By Nia Williams
CALGARY, Alberta (Reuters) - Canada's opposition Conservative Party on Thursday dropped its resistance to carbon pricing and adopted the fee on emissions and fuels as part of its own climate plan, a move that could put it at odds with some of its staunchest supporters.
Climate change has proved a thorny issue for the Conservative Party under leader Erin O'Toole. Most Conservative delegates voted against recognizing climate change as a real threat at a policy convention last month.
"We will scrap (Liberal Prime Minister) Justin Trudeau's carbon tax on working Canadians," O'Toole said at that convention, noting however that the party "fought and lost two elections against a carbon tax."
O'Toole said his own plan was better than the Liberal one. Carbon pricing imposes fees on the use of carbon-based fuels such as oil either through charges for emissions or by adding to the price of gasoline and other fuels.
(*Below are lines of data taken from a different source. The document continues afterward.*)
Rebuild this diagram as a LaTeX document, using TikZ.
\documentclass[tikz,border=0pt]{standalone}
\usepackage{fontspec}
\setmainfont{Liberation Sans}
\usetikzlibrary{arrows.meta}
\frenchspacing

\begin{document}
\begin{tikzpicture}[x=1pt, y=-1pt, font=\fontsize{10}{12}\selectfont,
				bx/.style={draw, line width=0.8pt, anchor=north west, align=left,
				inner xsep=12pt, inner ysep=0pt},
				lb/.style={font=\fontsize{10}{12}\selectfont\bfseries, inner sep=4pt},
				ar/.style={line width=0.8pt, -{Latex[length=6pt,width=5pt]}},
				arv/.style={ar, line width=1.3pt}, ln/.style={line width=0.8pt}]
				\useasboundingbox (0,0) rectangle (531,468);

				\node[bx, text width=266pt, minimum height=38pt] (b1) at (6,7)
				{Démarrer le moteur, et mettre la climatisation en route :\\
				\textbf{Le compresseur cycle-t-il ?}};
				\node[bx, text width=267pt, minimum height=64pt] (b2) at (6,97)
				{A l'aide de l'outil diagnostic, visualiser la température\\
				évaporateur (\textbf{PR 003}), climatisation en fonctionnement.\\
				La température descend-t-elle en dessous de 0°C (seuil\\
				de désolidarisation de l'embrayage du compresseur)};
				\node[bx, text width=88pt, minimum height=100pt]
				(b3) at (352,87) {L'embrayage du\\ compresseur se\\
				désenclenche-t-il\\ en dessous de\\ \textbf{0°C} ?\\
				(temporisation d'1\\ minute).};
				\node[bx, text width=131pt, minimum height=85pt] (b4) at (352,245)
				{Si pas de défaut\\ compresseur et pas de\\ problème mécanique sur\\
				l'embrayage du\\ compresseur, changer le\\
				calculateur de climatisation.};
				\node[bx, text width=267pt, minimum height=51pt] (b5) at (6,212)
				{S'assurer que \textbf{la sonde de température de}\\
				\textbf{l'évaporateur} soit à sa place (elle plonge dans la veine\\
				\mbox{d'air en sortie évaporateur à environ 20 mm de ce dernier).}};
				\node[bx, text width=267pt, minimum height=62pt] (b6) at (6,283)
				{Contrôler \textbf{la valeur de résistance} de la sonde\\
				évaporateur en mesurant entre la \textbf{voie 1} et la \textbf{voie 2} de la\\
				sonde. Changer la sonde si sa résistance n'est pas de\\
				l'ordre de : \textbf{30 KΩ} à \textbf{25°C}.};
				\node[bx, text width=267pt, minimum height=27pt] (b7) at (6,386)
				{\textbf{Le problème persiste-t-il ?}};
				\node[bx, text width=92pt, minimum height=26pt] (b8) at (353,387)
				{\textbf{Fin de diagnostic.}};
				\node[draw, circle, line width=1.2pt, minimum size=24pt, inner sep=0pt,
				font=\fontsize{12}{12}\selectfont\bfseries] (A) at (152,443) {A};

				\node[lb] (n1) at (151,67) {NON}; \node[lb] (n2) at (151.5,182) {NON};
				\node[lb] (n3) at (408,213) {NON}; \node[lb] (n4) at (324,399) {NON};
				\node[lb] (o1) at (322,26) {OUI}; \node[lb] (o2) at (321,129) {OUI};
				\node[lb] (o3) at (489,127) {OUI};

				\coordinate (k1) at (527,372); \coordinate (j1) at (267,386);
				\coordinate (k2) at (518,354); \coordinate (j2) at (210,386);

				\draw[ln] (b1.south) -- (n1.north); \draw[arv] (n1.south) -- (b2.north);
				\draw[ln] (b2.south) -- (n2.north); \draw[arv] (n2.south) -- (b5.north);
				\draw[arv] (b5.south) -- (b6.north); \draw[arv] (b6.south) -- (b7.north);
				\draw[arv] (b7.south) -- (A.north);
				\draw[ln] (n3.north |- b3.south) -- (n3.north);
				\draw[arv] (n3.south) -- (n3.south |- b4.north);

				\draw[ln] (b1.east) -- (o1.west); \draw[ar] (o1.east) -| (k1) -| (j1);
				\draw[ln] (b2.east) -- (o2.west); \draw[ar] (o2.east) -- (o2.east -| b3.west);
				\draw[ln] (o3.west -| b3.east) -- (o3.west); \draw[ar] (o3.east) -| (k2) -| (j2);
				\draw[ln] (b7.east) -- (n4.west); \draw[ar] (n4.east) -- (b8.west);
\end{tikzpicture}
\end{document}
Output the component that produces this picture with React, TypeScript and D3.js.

Trudeau's national carbon price is due to ramp up to C$170 a ton by 2030, though 90% is returned to Canadian taxpayers through rebates. The Conservatives would cap prices at C$50 a ton for taxpayers, who would pay the levy into a government savings account and be able to use the money to make "green" purchases like bicycles.
A number of provinces - including the energy heartland and Conservative Party bastion of Alberta - oppose carbon pricing, and challenged the government's scheme in the Supreme Court. Last month, the court upheld Trudeau's plan.
"Any new climate plan...must minimize the costs on Albertans and on our trade-exposed industries while at the same time, continuing to responsibly reduce emissions from Alberta," Alberta Environment Minister Jason Nixon said.
O'Toole said a Conservative government would meet Canada's international pledge to cut emissions 30% below 2005 levels by 2030, and match greenhouse gas reductions promised in the Liberal climate plan.
"It's outrageous that O'Toole is now planning to hammer Canadians with higher fuel bills through his very own carbon tax," said Franco Terrazzano, the Canadian Taxpayers Federation's Alberta director.
Many Liberal insiders expect Trudeau to seek an election later this year. Trudeau's Liberals lead O'Toole's Conservatives 37% to 29%, according an Abacus Data poll published on Thursday.